The Open Government Partnership (OGP), composed of 79 nation-states, is an initiative geared at promoting transparency, empowering citizens, fighting corruption and harnessing innovative technologies. While having representatives that advocate for these issues is a fundamental step in the right direction, we also need tangible working groups who are putting the words of thought leaders into action to make open-source governance a reality.
The Government Blockchain Association (GBA), a collective of individuals and organizations collaborating through advancing technologies is a primary example of this kind of representative; one that welcomes these insights from leaders and each other, and implements these ideas through blockchain and crypto parameters. Calls for this type of transparency within corporate sectors have become more prolific as of late.
Most recently, we have seen Elon Musk commit to a US$6 billion donation to alleviate world hunger on the condition that the United Nations’ World Food Programme uses open-source accounting. This would detail exactly how the funds are spent, thus exposing any mismanagement of funds, as is most likely the reasoning for Musk’s offer. There is no doubt that as this requirement ramps up, the directed focus on open systems within governmental institutions must too.
Governance tokens and their untapped potential
Given the tensions between the Securities and Exchange Commission and the Messari mainnet, the conversation on alternative approaches to governance has never been more necessary. Although The SEC Commissioner Hester Peirce‘s most recent draft of the Token Safe Harbor proposal would create a path for compliance, regulation is desperately chasing innovation. One area of the crypto markets bound for regulatory scrutiny is governance tokens.
Currently, there are many different protocols that have deployed governance solutions, alluding to a future that supports high-value, globally distributed communities online. As an example, Friends With Benefits, a tokenized community that is promoting knowledge sharing amongst thinkers and creators via a token-gated Discord group. This nuanced type of digital community is known as a decentralized autonomous organization (DAO), sitting at the intersection of decentralized finance (DeFi) and decentralized governance (DeGov).
For example, PleasrDAO broke headlines after securing the rights to an unreleased Wu-Tang Clan album, priced at US$4 million. In November last year, ConstitutionDAO raised close to $47 million in Ether through a social media campaign with the objective of purchasing a rare copy of the U.S. Constitution at a Sotheby’s auction.

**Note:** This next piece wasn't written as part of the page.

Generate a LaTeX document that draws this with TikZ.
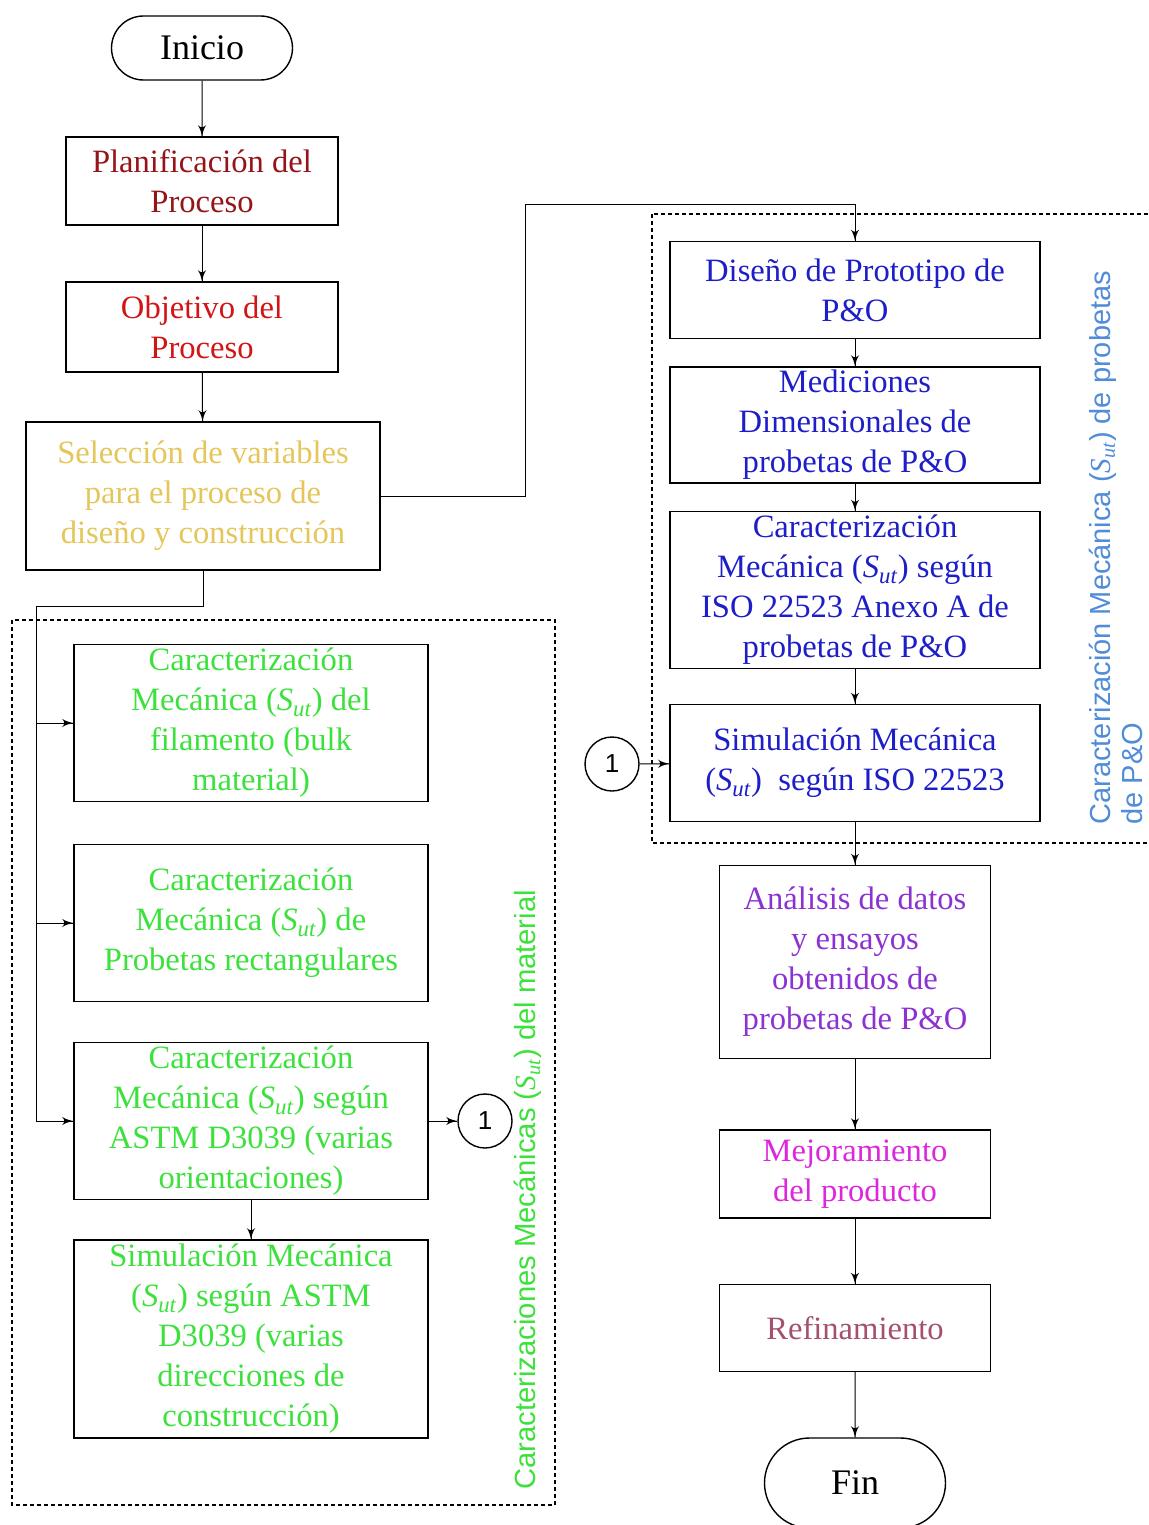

Given that these are the exact types of initiatives that DAOs facilitate — the fight against seemingly untouchable organizations for the betterment of the people — there is no limit to what digital communities can achieve when they work together. Perhaps, in the near future, we will see a purpose-led organization coordinate to purchase and preserve land in the Amazon.
Effectively, these decentralized groups can self-govern to deploy more inclusive project strategies, mobilize around a common goal, and aid skilled individuals to collaborate remotely. The “decentralization” element is a misnomer though, as these protocols typically feature centralization at one layer of the stack or the other. Maximizing the transformative potential of DAOs can be better achieved with E2E decentralization, making both the legacy web and Web 3.0 redundant.
The closed governance expiration date
It is commonly understood that data converges toward a single, centralized point. Given the gravity of data, it is becoming increasingly necessary to algorithmically mitigate this phenomenon by using open source technologies. As the key value proposition of the vast majority of Web 3.0 applications, particularly blockchain protocols, good and proper governance can be achieved in this way. Yet it is E2E decentralization that will propel humanity forward.
The promise and potential of this open method of governance and transparency of data, even if not fully realized today, bodes well for the future of individualism. As the idiom goes, what goes up must inevitably come down, and it’s evident that the era of closed system popularity is rapidly approaching its expiry date. As the world moves to embrace open and distributed systems, it too must increase pressure on legacy structures to open the gates that were originally built to control and keep people out.